As ever, the programme is a mixed bag of styles, content and intentions – all geared, however, to challenging personal and creative boundaries. Rachel-Jane Morrison’s seven hour durational solo, If I could... was an intensely physical labour of love. Hour after hour, she dragged her beloved Gran’s weight (76kg) in coal to and fro, echoing the 8.5 miles between Kirkcaldy station and Gran’s house. Sweat, grime, unrelenting slog, all to a recurring loop of Gran’s gravelly voice saying: “I want you to be happy.” A seemingly simple concept, but determinedly complex in the emotions it celebrated. At 9pm, trudge ended, a weary Morrison phoned her Gran – and we heard, for real, their abiding kinship.

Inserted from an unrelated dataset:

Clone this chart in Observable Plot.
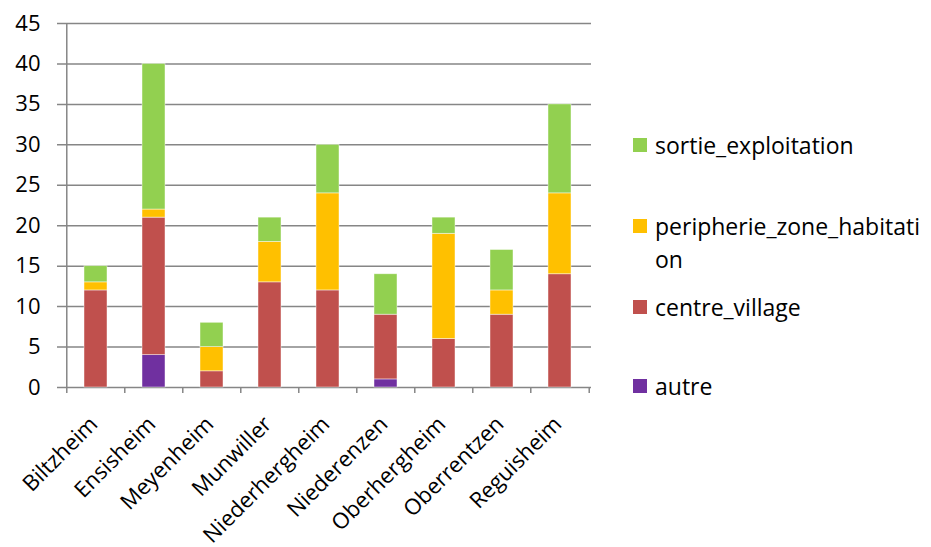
<!DOCTYPE html>
<html>
<head>
<meta charset="utf-8">
<script src="https://cdn.jsdelivr.net/npm/d3@7"></script>
<script src="https://cdn.jsdelivr.net/npm/@observablehq/plot@0.6"></script>
<style>
  html, body { margin: 0; padding: 0; background: #fff; }
  #wrap { position: relative; width: 931px; height: 547px; font-family: "Open Sans", sans-serif; overflow: hidden; }
  #legend { position: absolute; left: 633px; top: 0; font-size: 23px; color: #000; }
  .item { position: absolute; left: 0; white-space: nowrap; }
  .sw { position: absolute; left: 0; width: 14px; height: 14px; }
  .lab { position: absolute; left: 22px; line-height: 33px; }
</style>
</head>
<body>
<div id="wrap"><div id="chart"></div><div id="legend"></div></div>
<script>
const categories = ["Biltzheim","Ensisheim","Meyenheim","Munwiller","Niederhergheim","Niederenzen","Oberhergheim","Oberrentzen","Reguisheim"];
const seriesNames = ["autre","centre_village","peripherie_zone_habitation","sortie_exploitation"];
const autre       = [0, 4, 0, 0, 0, 1, 0, 0, 0];
const centre      = [12, 17, 2, 13, 12, 8, 6, 9, 14];
const peripherie  = [1, 1, 3, 5, 12, 0, 13, 3, 10];
const sortie      = [2, 18, 3, 3, 6, 5, 2, 5, 11];
const colors = ["#7030A0", "#C0504D", "#FFC000", "#92D050"];
const yTicks = [0, 5, 10, 15, 20, 25, 30, 35, 40, 45];

const seriesValues = [autre, centre, peripherie, sortie];
const data = [];
seriesNames.forEach((s, si) => categories.forEach((c, ci) => data.push({cat: c, series: s, value: seriesValues[si][ci]})));

const W = 931, H = 547, mL = 65, mR = 340, mT = 23, mB = 160;
const step = (W - mL - mR) / categories.length;
const grid = "#868686";

const chart = Plot.plot({
  width: W, height: H,
  marginLeft: mL, marginRight: mR, marginTop: mT, marginBottom: mB,
  style: {fontFamily: "'Open Sans', sans-serif", color: "#000", background: "#fff", overflow: "visible"},
  x: {type: "band", domain: categories, paddingInner: 0.6, paddingOuter: 0.3, label: null},
  y: {domain: [0, 45], label: null},
  color: {domain: seriesNames, range: colors},
  marks: [
    Plot.ruleY(yTicks, {y: d => d, stroke: grid, strokeWidth: 1.5, insetLeft: -8}),
    Plot.ruleX([categories[0]], {x: d => d, y1: 0, y2: 45, dx: -step / 2, stroke: grid, strokeWidth: 1.5}),
    Plot.ruleX(categories, {x: d => d, y1: 0, y2: 0, dx: -step / 2, insetBottom: -6, stroke: grid, strokeWidth: 1.5}),
    Plot.ruleX([categories[categories.length - 1]], {x: d => d, y1: 0, y2: 0, dx: step / 2, insetBottom: -6, stroke: grid, strokeWidth: 1.5}),
    Plot.barY(data, Plot.stackY({order: seriesNames}, {x: "cat", y: "value", fill: "series", stroke: "#fff", strokeWidth: 0.75, strokeOpacity: 0.6})),
    Plot.axisY({ticks: yTicks, tickSize: 0, tickPadding: 25, fontSize: 22, label: null}),
    Plot.axisX({tickSize: 0, tickRotate: -45, tickPadding: 12, dx: -2, dy: 21, fontSize: 22, label: null})
  ]
});
document.getElementById("chart").appendChild(chart);

// legend (top to bottom: reverse series order)
const legendRows = [
  {name: "sortie_exploitation", lines: ["sortie_exploitation"], color: colors[3], y: 145},
  {name: "peripherie_zone_habitation", lines: ["peripherie_zone_habitati", "on"], color: colors[2], y: 226},
  {name: "centre_village", lines: ["centre_village"], color: colors[1], y: 307},
  {name: "autre", lines: ["autre"], color: colors[0], y: 386}
];
const leg = document.getElementById("legend");
legendRows.forEach(r => {
  const it = document.createElement("div");
  it.className = "item";
  it.style.top = (r.y - 16.5) + "px";
  const sw = document.createElement("div");
  sw.className = "sw"; sw.style.background = r.color; sw.style.top = "9.5px";
  const lab = document.createElement("div");
  lab.className = "lab";
  lab.innerHTML = r.lines.join("<br>");
  it.appendChild(sw); it.appendChild(lab);
  leg.appendChild(it);
});
</script>
</body>
</html>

Students from Norway and Denmark brought their own kinship with nature into the building in three pieces that intertwined myth and mysticism with vivid, visual images and evocative soundscapes. Norwegian Marie Stork’s Majestree lured small groups into a wood-land nook where fairy-tale and folk wisdom carried life lessons and hearty hugs. Space of Eiris found Sunniva Eira Saetereng – also from Norway – and her three naked hand-maidens conjuring up a sense of antique ritual that spoke of meditation, heightened awareness and a mood of unity with the earth (underfoot) and the air all around, and in our lungs. Telling the Bees, devised by Maria Braender (Denmark) was an exquisite reminder of how much mankind depends on the bees that his very actions are endangering. Music, in song and on harp, underpinned sequences of movement reminiscent of the dances bees use to communicate with each other while the gorgeously costumed figure of a bee interacted dynamically with the men who should – in their bee-keepers garb – have been safeguarding the future for hives and humans alike. Epic and stunning.

The leftfield bobbydazzler that ended the four day event was Babes in the Wood, From Power to Pie. Could it be? Oh yes it was... a panto! Kieran McMath embraced one of the oldest – and earliest – forms of radical theatre, bringing together all the necessary elements of political satire, song’n’dance routines and cross-dressing in a ding-dong fracas between Good and Evil. The bad egg was Prime Minister Mareasa Tay, out to close down her twin sister’s Panto-land High School and impose, instead, a return to the crammer-grammers of yore. Hiss boo! Can Fairy Nicola stop twirling long enough to save the day? And what – or who – becomes pure mince in a pie? With an affectionate nod in the direction of great Dame and panto-writing whizz, Johnny McKnight, this gem of crafty hilarity was actually gags ahead of many recent commercial offerings while McMath himself cross-dressed and quick-changed with comic aplomb as both leading ladies. Great support from a cast of other students and a resourceful piano-man. Can you play it again, please?